Streaming audiovisual virtual reality (VR) content by brute force (i.e., streaming the entire 360° panorama) requires significant bandwidth and provides mediocre quality.
Several viewport-adaptive streaming schemes have been proposed to alleviate this; “Tiled VR streaming” is one such method. A major factor determining the QoE of any viewport-adaptive streaming technology is latency, and there are many different types of latency that contribute to the overall experience.
We explain these latencies, and what the authors did to reduce overall latency as perceived by the end-user. We give experimental results, showing that Tiled VR streaming using a commercial Content Distribution Network provides a great QoE, and explain how CDN and streaming protocol optimisations contribute to this QoE.
VR is gaining in popularity; new Head-Mounted Devices (HMDs) are announced almost weekly, and a significant market size is predicted for the coming decade.
The study published by Citi Research is one example; it predicts that [the] “VR/AR market could grow to $2.16 trillion by 2035 as different industries and applications adopt and make us of the technology”.
Other research, e.g. by Piper Jaffray, points in the same direction. This paper focuses on 360VR: an immersive audiovisual experience that is usually consumed using an HMD.
The 360VR market will only take off if high quality content can be streamed. YouTube would not be nearly as successful if content needed to be downloaded first. Unfortunately, streaming the entire 360° panorama takes (and wastes!) enormous amounts of bandwidth. A user typically only sees 1/8th of the panorama in the HMD, but the brute-force method that most major streaming platforms use, streams the entire sphere: eight times as many pixels as are consumed.

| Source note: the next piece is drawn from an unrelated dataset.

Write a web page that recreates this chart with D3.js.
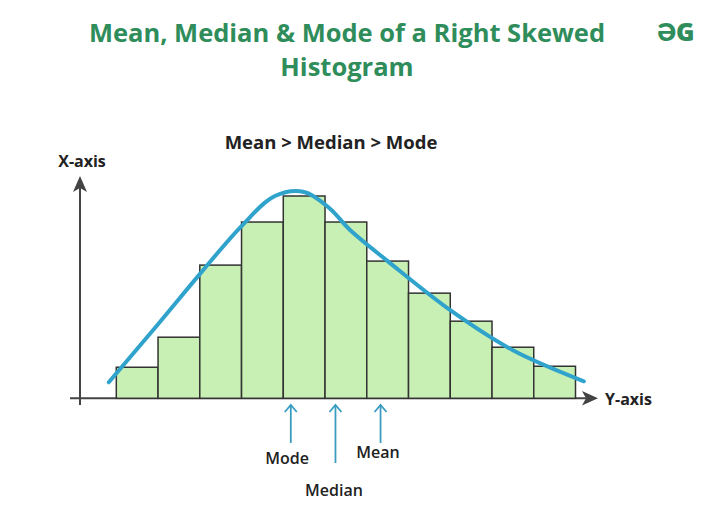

Various techniques for viewportadaptive streaming enable higher efficiency, by sending the part of the video that the user sees in high quality, while relaying the rest of the sphere in much lower quality. Some of these methods encode many different viewpoints (30 or more) as independent streams, and then switch between those as the user’s head turns. Kuzyakov and Pio describe the basic principles in a clear way.
The challenge with this approach is switching fast enough when the user’s head turns. Switching out one viewport (read: bitstream) for a completely new one takes time and renders the decoder buffer obsolete, causing the bitrate to spike, at the cost of both QoE and efficiency.
We employ a different method: tiled streaming. Our method relies on streaming a low-resolution base layer that covers the entire sphere as well as a selection of high resolution tiles that only cover the current viewport. We use network-optimised protocols and “Adaptive Switching Latency” client side logic to allow very rapid switching when head motion happens. Note that we use the words “latency” and “delay” interchangeably in this paper.